The only presupposition that is really required are that the reality is largely knowable.
In addition, to you "unproven" assertion, there's no dispute of that, but again, atheism isn't making a positive existence claim. Its no more "provable" than afairism(new word!).
Htom Sirveaux
(1,242 posts)The overwhelming majority of the population believes in gods, and a few people begin rejecting them. Now is atheism a positive mental action? It seems like it would be.
The bottom line is that it would be a higher burden to move people off their default than it would be if they were coming to the debate without a position at all. Suppose you're a theist: wouldn't an atheist have to give you positive reasons to become dissatisfied with your current belief and move you toward atheism? And same thing in reverse for you as an atheist.
Of course, if you can get people to assume that atheism is the default (even if they are currently theist)...well, that's most of the battle right there, isn't' it?
Humanist_Activist
(7,670 posts)you first question is a mischaracterization of what atheism is.

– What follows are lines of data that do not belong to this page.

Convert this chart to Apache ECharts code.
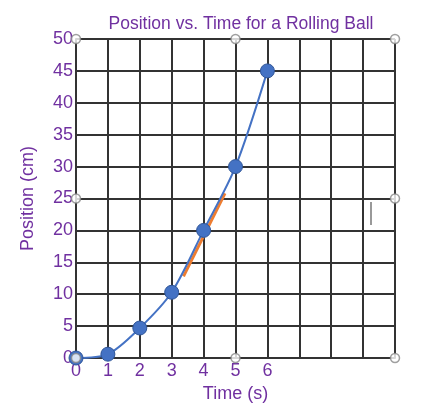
<!DOCTYPE html>
<html><head><meta charset="utf-8">
<script src="https://cdn.jsdelivr.net/npm/echarts@6/dist/echarts.min.js"></script>
<style>html,body{margin:0;padding:0;background:#fff}#c{width:444px;height:415px}</style>
</head><body><div id="c"></div>
<script>
const times = [0, 1, 2, 3, 4, 5, 6];
const positions = [0, 0.6, 4.7, 10.3, 20, 30, 45];
const tangentX = [3.37, 4.67];
const tangentY = [12.8, 25.8];
const xTickLabels = ['0','1','2','3','4','5','6'];
const handleX = [0, 5, 10, 0, 10, 0, 5, 10];
const handleY = [50, 50, 50, 25, 25, 0, 0, 0];

const purple = '#7030A0';
const font = 'Liberation Sans';
const chart = echarts.init(document.getElementById('c'));
chart.setOption({
  animation: false,
  title: {text: 'Position vs. Time for a Rolling Ball', left: 236, top: 10, textAlign: 'center',
    textStyle: {color: purple, fontFamily: font, fontSize: 17.5, fontWeight: 'normal'}},
  grid: {left: 76, right: 49, top: 39, bottom: 57},
  xAxis: {type: 'value', min: 0, max: 10, interval: 1,
    name: 'Time (s)', nameLocation: 'middle', nameGap: 22,
    nameTextStyle: {color: purple, fontFamily: font, fontSize: 18},
    axisLine: {show: true, lineStyle: {color: '#333', width: 2}},
    axisTick: {show: false},
    axisLabel: {color: purple, fontFamily: font, fontSize: 18, margin: 4,
      formatter: v => (xTickLabels.indexOf(String(v)) >= 0 ? String(v) : '')},
    splitLine: {show: true, lineStyle: {color: '#333', width: 2}}},
  yAxis: {type: 'value', min: 0, max: 50, interval: 5,
    name: 'Position (cm)', nameLocation: 'middle', nameGap: 39, nameRotate: 90,
    nameTextStyle: {color: purple, fontFamily: font, fontSize: 18},
    axisLine: {show: true, lineStyle: {color: '#333', width: 2}},
    axisTick: {show: false},
    axisLabel: {color: purple, fontFamily: font, fontSize: 18, margin: 3},
    splitLine: {show: true, lineStyle: {color: '#333', width: 2}}},
  series: [
    {type: 'line', data: tangentX.map((x, i) => [x, tangentY[i]]), symbol: 'none',
      lineStyle: {color: '#ED7D31', width: 3}, z: 2},
    {type: 'line', data: times.map((t, i) => [t, positions[i]]), smooth: 0.3,
      symbol: 'circle', symbolSize: 14,
      lineStyle: {color: '#4472C4', width: 2},
      itemStyle: {color: '#4472C4', borderColor: '#2F5597', borderWidth: 1}, z: 3},
    {type: 'scatter', data: handleX.map((x, i) => [x, handleY[i]]), symbol: 'circle', symbolSize: 9,
      itemStyle: {color: '#fff', borderColor: '#888', borderWidth: 1.5}, z: 5}
  ],
  graphic: [{type: 'line', shape: {x1: 371, y1: 202, x2: 371, y2: 225},
    style: {stroke: '#777', lineWidth: 1.5}}]
});
</script></body></html>
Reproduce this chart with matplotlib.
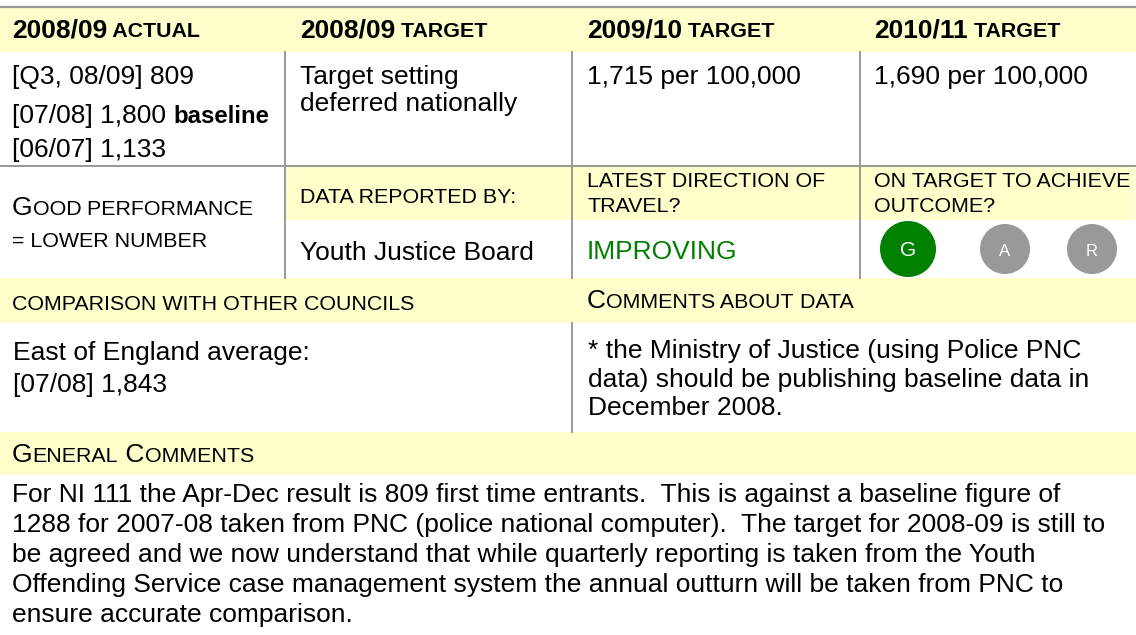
import matplotlib
matplotlib.use("Agg")
import matplotlib.pyplot as plt
from matplotlib.patches import Rectangle, Circle

# ---- content ----
header_years = ["2008/09", "2008/09", "2009/10", "2010/11"]
header_kinds = ["ACTUAL", "TARGET", "TARGET", "TARGET"]

actual_lines = ["[Q3, 08/09] 809", "[07/08] 1,800", "[06/07] 1,133"]
actual_note = "baseline"
target_0809 = ["Target setting", "deferred nationally"]
target_0910 = "1,715 per 100,000"
target_1011 = "1,690 per 100,000"

perf_lines = ["GOOD PERFORMANCE", "= LOWER NUMBER"]
reported_label = "DATA REPORTED BY:"
reported_by = "Youth Justice Board"
direction_label = ["LATEST DIRECTION OF", "TRAVEL?"]
direction = "IMPROVING"
on_target_label = ["ON TARGET TO ACHIEVE", "OUTCOME?"]
rag_letters = ["G", "A", "R"]
rag_active = "G"

comparison_label = "COMPARISON WITH OTHER COUNCILS"
comparison_lines = ["East of England average:", "[07/08] 1,843"]
comments_label = "COMMENTS ABOUT DATA"
comments_lines = ["* the Ministry of Justice (using Police PNC",
                  "data) should be publishing baseline data in",
                  "December 2008."]
general_label = "GENERAL COMMENTS"
general_lines = [
    "For NI 111 the Apr-Dec result is 809 first time entrants.  This is against a baseline figure of",
    "1288 for 2007-08 taken from PNC (police national computer).  The target for 2008-09 is still to",
    "be agreed and we now understand that while quarterly reporting is taken from the Youth",
    "Offending Service case management system the annual outturn will be taken from PNC to",
    "ensure accurate comparison.",
]

# ---- styling ----
W, H = 1136, 635
YELLOW = "#FFFFCC"
GRID = "#999999"
GREEN = "#008000"
BIG = 19.0
SMALL = 15.4
plt.rcParams["font.family"] = ["Liberation Sans", "DejaVu Sans"]

fig = plt.figure(figsize=(W / 100, H / 100), dpi=100)
ax = fig.add_axes([0, 0, 1, 1])
ax.set_xlim(0, W)
ax.set_ylim(H, 0)
ax.axis("off")
renderer = fig.canvas.get_renderer()


def band(x0, x1, y0, y1):
    ax.add_patch(Rectangle((x0, y0), x1 - x0, y1 - y0, color=YELLOW, lw=0, zorder=0))


def runs(x, y, parts, color="black"):
    # draw mixed-size text (small caps) on one baseline
    for txt, size, weight in parts:
        t = ax.text(x, y, txt, fontsize=size, fontweight=weight, color=color,
                    ha="left", va="baseline")
        bb = t.get_window_extent(renderer)
        x += bb.width


def smallcaps(word_caps):
    # word_caps: list of (text, big_first)
    parts = []
    for i, (w, big) in enumerate(word_caps):
        sep = " " if i > 0 else ""
        if big:
            parts.append((sep + w[0], BIG, "normal"))
            parts.append((w[1:], SMALL, "normal"))
        else:
            parts.append((sep + w, SMALL, "normal"))
    return parts


col_x = [0, 285, 572, 860, W]
text_x = [12, 300, 587, 874]

# bands
band(0, W, 8, 52)
for c in range(1, 4):
    band(col_x[c] + 1, col_x[c + 1] - 1, 167, 220)
band(0, W, 278, 323)
band(0, W, 432, 475)

# rules
ax.plot([0, W], [7, 7], color=GRID, lw=1.6)
ax.plot([0, W], [166, 166], color=GRID, lw=1.4)
for c in range(1, 4):
    ax.plot([col_x[c], col_x[c]], [52, 278], color=GRID, lw=1.4)
ax.plot([572, 572], [323, 432], color=GRID, lw=1.4)

# header row
for i in range(4):
    runs(text_x[i], 37, [(header_years[i], BIG, "bold"), (" " + header_kinds[i], SMALL, "bold")])

# first data row
runs(text_x[0], 84, [(actual_lines[0], BIG, "normal")])
runs(text_x[0], 123, [(actual_lines[1] + " ", BIG, "normal"), (actual_note, 17.3, "bold")])
runs(text_x[0], 157, [(actual_lines[2], BIG, "normal")])
for k, line in enumerate(target_0809):
    runs(text_x[1], 84 + 27 * k, [(line, BIG, "normal")])
runs(text_x[2], 84, [(target_0910, BIG, "normal")])
runs(text_x[3], 84, [(target_1011, BIG, "normal")])

# second row
runs(text_x[0], 215, smallcaps([("GOOD", True), ("PERFORMANCE", False)]))
runs(text_x[0], 247, [(perf_lines[1], SMALL, "normal")])
runs(text_x[1], 203, [(reported_label, SMALL, "normal")])
for k, line in enumerate(direction_label):
    runs(text_x[2], 187 + 25 * k, [(line, SMALL, "normal")])
for k, line in enumerate(on_target_label):
    runs(text_x[3], 187 + 25 * k, [(line, SMALL, "normal")])
runs(text_x[1], 260, [(reported_by, BIG, "normal")])
runs(text_x[2], 259, [(direction, BIG, "normal")], color=GREEN)

rag_x = [908, 1005, 1092]
for letter, cx in zip(rag_letters, rag_x):
    active = letter == rag_active
    r = 28 if active else 25
    ax.add_patch(Circle((cx, 249), r, color=GREEN if active else GRID, lw=0, zorder=2))
    ax.text(cx, 251, letter, color="white", fontsize=15 if active else 12,
            ha="center", va="center", zorder=3)

# comparison / comments
runs(text_x[0], 310, [(comparison_label, SMALL, "normal")])
runs(text_x[2], 308, smallcaps([("COMMENTS", True), ("ABOUT", False), ("DATA", False)]))
for k, line in enumerate(comparison_lines):
    runs(13, 360 + 32 * k, [(line, BIG, "normal")])
for k, line in enumerate(comments_lines):
    runs(588, 358 + 28.5 * k, [(line, BIG, "normal")])

# general comments
runs(text_x[0], 462, smallcaps([("GENERAL", True), ("COMMENTS", True)]))
for k, line in enumerate(general_lines):
    runs(12, 502 + 30 * k, [(line, BIG, "normal")])

fig.savefig("out.png", dpi=100)
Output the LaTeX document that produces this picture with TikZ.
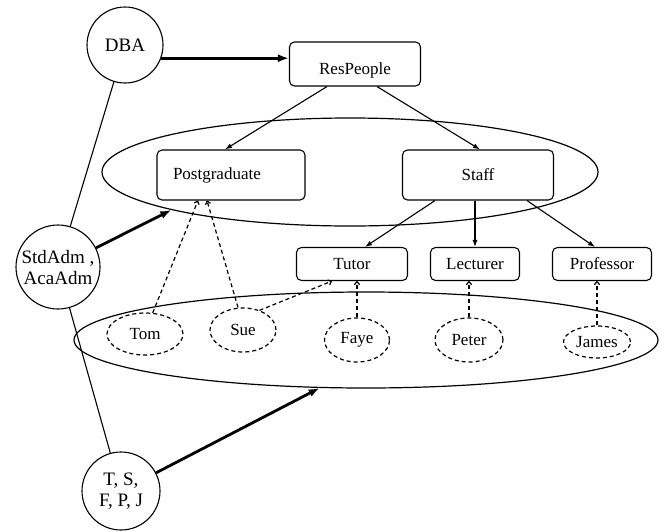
\documentclass[tikz,border=0pt]{standalone}
\usepackage{fontspec}
\setmainfont{Liberation Serif}
\usetikzlibrary{arrows.meta,shapes.geometric}

\begin{document}
\begin{tikzpicture}[x=1pt,y=-1pt,
    agent/.style={draw, circle, line width=1.1pt, align=center, inner sep=0pt,
      font=\fontsize{19}{21}\selectfont},
    cls/.style={draw, rounded corners=5pt, line width=1.1pt, inner sep=0pt,
      font=\fontsize{17}{19}\selectfont},
    obj/.style={draw, ellipse, dashed, dash pattern=on 4pt off 3pt, line width=1.2pt,
      inner sep=0pt, minimum width=66pt, minimum height=44pt,
      font=\fontsize{17}{19}\selectfont},
    group/.style={draw, ellipse, line width=1.2pt, inner sep=0pt},
    isa/.style={line width=1.1pt, -{Latex[length=7pt,width=5pt]}},
    inst/.style={line width=1.2pt, dash pattern=on 4pt off 3pt, -{To[length=4pt,width=6pt]}},
    grant/.style={line width=2.8pt, -{Latex[length=11pt,width=8pt]}}]
  \useasboundingbox (0,0) rectangle (670,531);

  % Groups
  \node[group, minimum width=496pt, minimum height=108pt] (roles) at (350,172) {};
  \node[group, minimum width=584pt, minimum height=96pt] (people) at (366,340) {};

  % Users
  \node[agent, minimum size=76pt] (dba) at (125,45) {DBA};
  \node[agent, minimum size=84pt] (std) at (58,267) {StdAdm ,\\AcaAdm};
  \node[agent, minimum size=78pt] (ts) at (121,491) {T, S,\\F, P, J};

  % Classes
  \node[cls, minimum width=131pt, minimum height=44pt, text height=20pt, text depth=0pt] (res) at (355,64) {ResPeople};
  \node[cls, minimum width=148pt, minimum height=50pt, text width=116pt, align=left] (pg) at (231,175) {Postgraduate};
  \node[cls, minimum width=151pt, minimum height=50pt] (staff) at (478,175) {Staff};
  \node[cls, minimum width=111pt, minimum height=33pt] (tutor) at (352,264) {Tutor};
  \node[cls, minimum width=89pt, minimum height=33pt] (lect) at (475,264) {Lecturer};
  \node[cls, minimum width=99pt, minimum height=33pt] (prof) at (602,264) {Professor};

  % Objects
  \node[obj, minimum width=76pt, minimum height=42pt] (tom) at (145,334) {Tom};
  \node[obj] (sue) at (243,330) {Sue};
  \node[obj, minimum width=65pt] (faye) at (357,340) {Faye};
  \node[obj, minimum width=68pt] (peter) at (469,340) {Peter};
  \node[obj, minimum width=67pt, minimum height=32pt] (james) at (597,342) {James};

  % Drawing
  \draw[line width=1.1pt] (dba) -- (std);
  \draw[line width=1.1pt] (std) -- (ts);
  \draw[grant] (dba.-20) -- (dba.-20 -| res.west);
  \draw[grant] (std) -- (roles.192);
  \draw[grant] (ts) -- (people.226);

  \draw[isa] ([xshift=-28pt]res.south) -- ([xshift=-6pt]pg.north);
  \draw[isa] ([xshift=22pt]res.south) -- ([xshift=2pt]staff.north);
  \draw[isa] ([xshift=-43pt]staff.south) -- ([xshift=13pt]tutor.north);
  \draw[isa] (staff.south -| lect.north) -- (lect.north);
  \draw[isa] ([xshift=49pt]staff.south) -- ([xshift=-7pt]prof.north);

  \draw[inst] (tom.70) -- ([xshift=-33pt]pg.south);
  \draw[inst] ([xshift=-5pt]sue.north) -- ([xshift=-24pt]pg.south);
  \draw[inst] (sue.50) -- ([xshift=-20pt]tutor.south);
  \draw[inst] (faye.north) -- (faye.north |- tutor.south);
  \draw[inst] (peter.north) -- (peter.north |- lect.south);
  \draw[inst] (james.north) -- (james.north |- prof.south);
\end{tikzpicture}
\end{document}
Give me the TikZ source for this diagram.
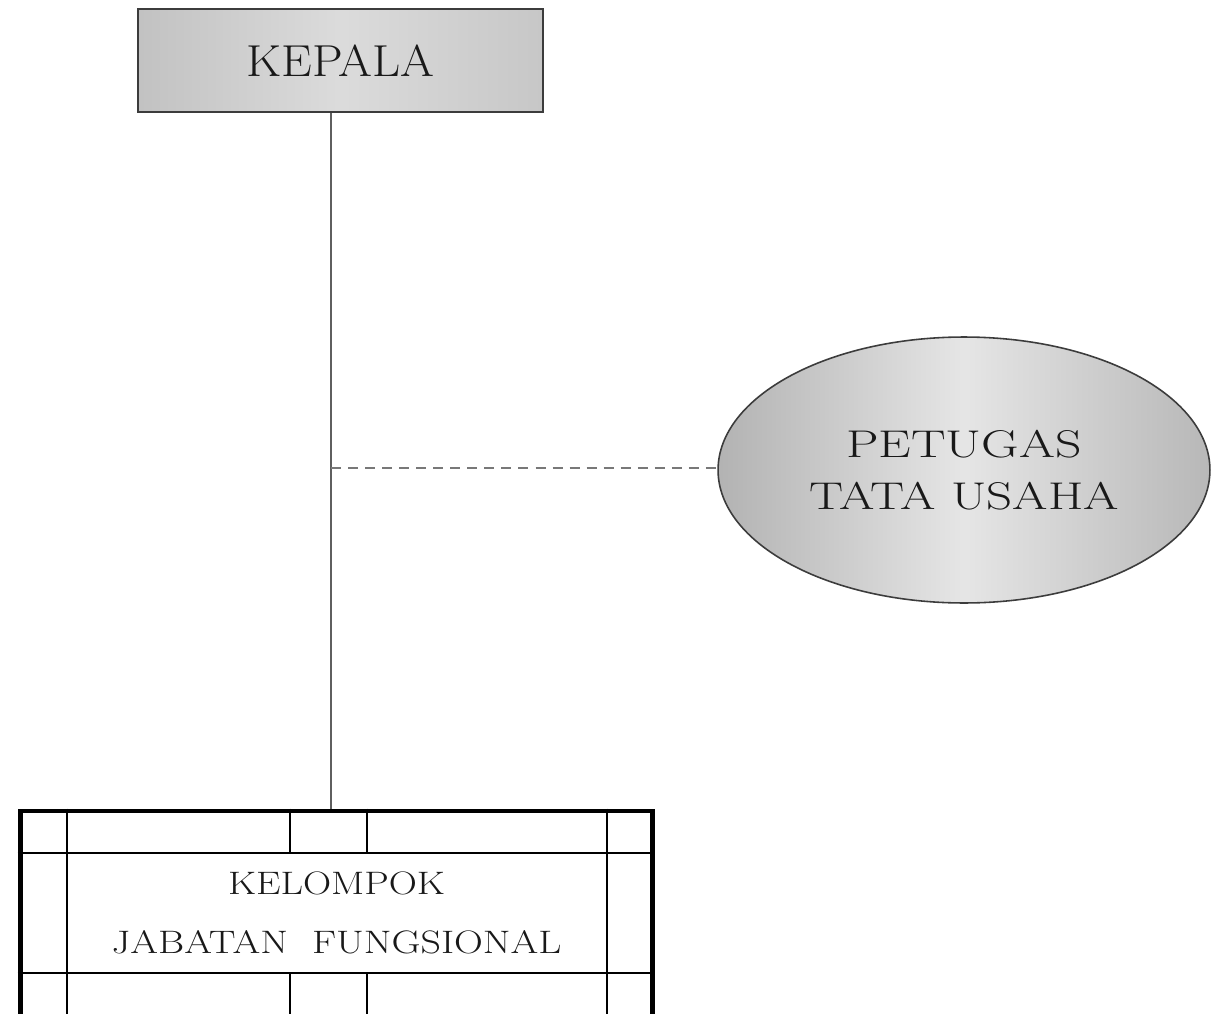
\documentclass[tikz,border=0pt]{standalone}
\usetikzlibrary{shapes.geometric}
\definecolor{linegray}{RGB}{95,95,95}
\definecolor{dashgray}{RGB}{120,120,120}
\definecolor{boxedge}{RGB}{60,60,60}
\definecolor{ink}{RGB}{25,25,25}
\tikzset{
  headbox/.style={draw=boxedge, line width=1.1pt, rectangle, inner sep=0pt,
    minimum width=8.1cm, minimum height=2.06cm,
    left color=black!24, right color=black!22, middle color=black!14,
    text=ink, font=\fontsize{25.5pt}{30pt}\selectfont},
  staffoval/.style={draw=boxedge, line width=0.9pt, ellipse, inner sep=0pt,
    minimum width=9.84cm, minimum height=5.32cm,
    left color=black!30, right color=black!28, middle color=black!10,
    text=ink, align=center, font=\fontsize{22pt}{30pt}\selectfont},
  groupbox/.style={draw=black, line width=2.8pt, rectangle, inner sep=0pt,
    minimum width=12.66cm, minimum height=4.14cm},
  gridline/.style={draw=black, line width=1.4pt},
  grouptext/.style={text=ink, align=center, inner sep=0pt,
    font=\fontsize{18.5pt}{34pt}\selectfont},
  mainline/.style={draw=linegray, line width=1.1pt},
  staffline/.style={draw=dashgray, line width=1.1pt, dash pattern=on 5.7pt off 4pt}
}
\begin{document}
\begin{tikzpicture}[x=0.02cm, y=-0.02cm]
\useasboundingbox (0,0) rectangle (1211,1014);
\clip (0,0) rectangle (1211,1014);
\fill[white] (0,0) rectangle (1211,1014);

\node[headbox] (kepala) at (340.5,60.5) {\scalebox{1.09}[1]{KEPALA}};
\node[staffoval] (petugas) at (964,470)
  {\scalebox{1.34}[1]{PETUGAS}\\\scalebox{1.32}[1]{TATA USAHA}};
\node[groupbox] (kjf) at (336.5,914.5) {};
\node[grouptext] (kjftext) at (336.5,913)
  {\scalebox{1.2}[1]{KELOMPOK}\\\scalebox{1.23}[1]{JABATAN\ \ FUNGSIONAL}};

% inner grid of the group box
\path[gridline] (kjf.west |- 0,853) -- (kjf.east |- 0,853);
\path[gridline] (kjf.west |- 0,973) -- (kjf.east |- 0,973);
\path[gridline] (67,0 |- kjf.north) -- (67,0 |- kjf.south);
\path[gridline] (607,0 |- kjf.north) -- (607,0 |- kjf.south);
\path[gridline] (290,0 |- kjf.north) -- (290,853);
\path[gridline] (367,0 |- kjf.north) -- (367,853);
\path[gridline] (290,973) -- (290,0 |- kjf.south);
\path[gridline] (367,973) -- (367,0 |- kjf.south);

% connectors
\coordinate (junction) at (331,468);
\path[mainline] (kepala.south -| junction) -- (junction) -- (junction |- kjf.north);
\path[staffline] (junction) -- (junction -| petugas.west);
\end{tikzpicture}
\end{document}
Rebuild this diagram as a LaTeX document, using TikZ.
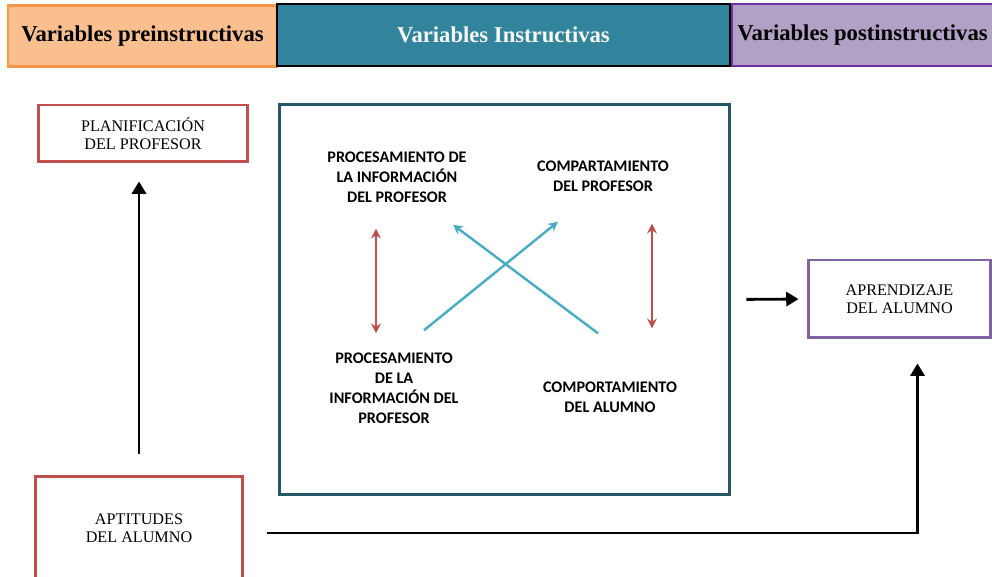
\documentclass[tikz,border=0pt]{standalone}
\usepackage{fontspec}
\setmainfont{Liberation Serif}
\newfontfamily\calib{Carlito}
\usetikzlibrary{positioning,arrows.meta}
\definecolor{prefill}{RGB}{250,191,143}
\definecolor{preline}{RGB}{247,150,70}
\definecolor{insfill}{RGB}{49,132,155}
\definecolor{postfill}{RGB}{178,161,199}
\definecolor{postline}{RGB}{112,48,160}
\definecolor{boxred}{RGB}{192,80,77}
\definecolor{boxpurple}{RGB}{128,100,162}
\definecolor{boxteal}{RGB}{37,88,103}
\definecolor{arrblue}{RGB}{75,172,198}

\begin{document}
\begin{tikzpicture}[ x = 0.02cm, y = -0.02cm, > = {Stealth[length=5.5pt,width=5.5pt]},
head/.style={ rectangle, draw, line width = 1.6pt, minimum height = 1.22cm, font = \fontsize{12.9}{15}\selectfont\bfseries },
box/.style={ rectangle, draw = boxred, line width = 1.7pt, align = center, font = \fontsize{9.2}{10.2}\selectfont },
inner/.style={ align = center, inner sep = 0pt, font = \calib\fontsize{9.2}{11.4}\selectfont\bfseries },
blk/.style={ -{Triangle[length=7pt,width=8pt]}, line width = 1.6pt },
redarr/.style={ <->, draw = boxred, line width = 1.1pt },
bluearr/.style={ ->, draw = arrblue, line width = 1.4pt }
]
\useasboundingbox (0,0) rectangle (992,577);
%header bar
\node (pre) at (142.5,36) [head, draw = preline, fill = prefill, minimum width = 5.38cm] {Variables preinstructivas};
\node (post) at (862.5,35) [head, draw = postline, fill = postfill, minimum width = 5.25cm, minimum height = 1.24cm] {Variables postinstructivas};
\node (ins) at (503.5,35) [head, draw = black, fill = insfill, text = white!94!gray, minimum width = 9.06cm, minimum height = 1.24cm] {Variables Instructivas};

%outer boxes
\node (plan) at (143,133.5) [box, minimum width = 4.2cm, minimum height = 1.14cm] {PLANIFICACIÓN\\DEL PROFESOR};
\node (apt) at (139,528) [box, minimum width = 4.16cm, minimum height = 2.08cm] {APTITUDES\\DEL ALUMNO};
\node (apr) at (899.5,299) [box, draw = boxpurple, minimum width = 3.66cm, minimum height = 1.56cm] {APRENDIZAJE\\DEL ALUMNO};
\node (central) at (504.5,299.5) [rectangle, draw = boxteal, line width = 1.7pt, minimum width = 9.02cm, minimum height = 7.82cm] {};

%inside the central box
\node (pp) at (397,177) [inner] {PROCESAMIENTO DE\\LA INFORMACIÓN\\DEL PROFESOR};
\node (cp) at (603,176) [inner] {COMPARTAMIENTO\\DEL PROFESOR};
\node (pa) at (394,388) [inner] {PROCESAMIENTO\\DE LA\\INFORMACIÓN DEL\\PROFESOR};
\node (ca) at (610,397) [inner] {COMPORTAMIENTO\\DEL ALUMNO};

\draw [redarr] ([shift={(-21,26)}]pp.south) -- ([shift={(-18,-19)}]pa.north);
\draw [redarr] ([shift={(49,32)}]cp.south) -- ([shift={(42,-53)}]ca.north);
\draw [bluearr] ([shift={(30,-22)}]pa.north) -- ([shift={(-45,30)}]cp.south);
\draw [bluearr] ([shift={(-12,-48)}]ca.north) -- ([shift={(56,22)}]pp.south);

%arrows between the boxes
\draw [blk, shorten <= 0.42cm, shorten >= 0.36cm] (apt.north) -- (apt.north |- plan.south);
\draw [blk, shorten <= 0.3cm, shorten >= 0.16cm] (central.east) -- (apr.west);
\draw [blk, shorten >= 0.48cm] ([shift={(23,5)}]apt.east) -| ([xshift=0.36cm]apr.south);
\end{tikzpicture}
\end{document}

You also confuse evidentiary burden versus social burden. Also, no an Atheist wouldn't have to give positive "reasons", that is, in itself, a misnomer as to how belief works. It's on the theist to provide evidence for their chosen god's existence.
Htom Sirveaux
(1,242 posts)The whole "you believe in God you just hate him" is crass and annoying, and I wouldn't be caught dead doing it. With regard to the second issue, the perspective on what counts as evidence and it's relative level of persuasiveness changes depending on where one already stands. Hence, fundamentalist Christians touting things as evidence that nobody, not eve other Christians, finds convincing.
guillaumeb
(42,641 posts)I say this because we all accept things as true that we cannot prove. An atheist can believe that there is/are no deity/deities, but without proof it is a belief. An atheist can also frame it 2 ways:
I do not believe in a deity, or
I believe that there is no deity,
but each is unavoidably an expression of belief even thought the second is expressed as a negative.
Humanist_Activist
(7,670 posts)Particularly when the definitions and traits of such beings are constantly in flux.
Not to mention this insistence that both beliefs rely on no evidence belies the fact that atheism isn't making a positive claim at all.
Here, let me try to illustrate this. You have a neighbor who tells you he has a leprechaun in his garage, and that if he feeds it every Monday, he is rewarded with good luck in money. You ask to see it, but he claims it's invisible, you ask what proof he has that it exists and rewards him, and his evidence includes being given a promotion at work soon after giving the leprechaun some food, and his wife coming into some money, an inheritance after the same. As further proof, he offers that the food is gone by Tuesday morning after his offering on Monday night.
You still don't buy it and as counterexamples, you point to the fact that he's a hard worker who was rewarded at work as was his due and that there's a hole in the side of the garage that's large enough for a racoon or other animal to get in and eat the food.
He refuses any offers of tests of his belief in the leprechaun, such as sealing the hole, or setting up a camera in the garage.
Now, the question is, as the skeptic in this situation, who doesn't believe the leprechaun exists at all, is my burden of proof for my skepticism the same as his belief?
guillaumeb
(42,641 posts)and I use the word belief deliberately because there is no other way to say it, that atheist cannot prove that what he/she believes is true.
If you truly dislike the word belief, perhaps because you feel it has too much of theism in it, substitute the word asserts, but the result is the same. It is simply an assertion based on an unprovable feeling.
Neither atheism or theism is provable, but for some reason some atheists insist that atheism is not a belief.
Humanist_Activist
(7,670 posts)another mischaracterization.
The most atheists would assert is that there isn't enough evidence to sustain a belief in gods.
Not to mention the fact that you call it a feeling leads me to conclude that you simply don't understand what I'm trying to talk about.
guillaumeb
(42,641 posts)Accepting anything or any assertion that is unprovable is of necessity a belief.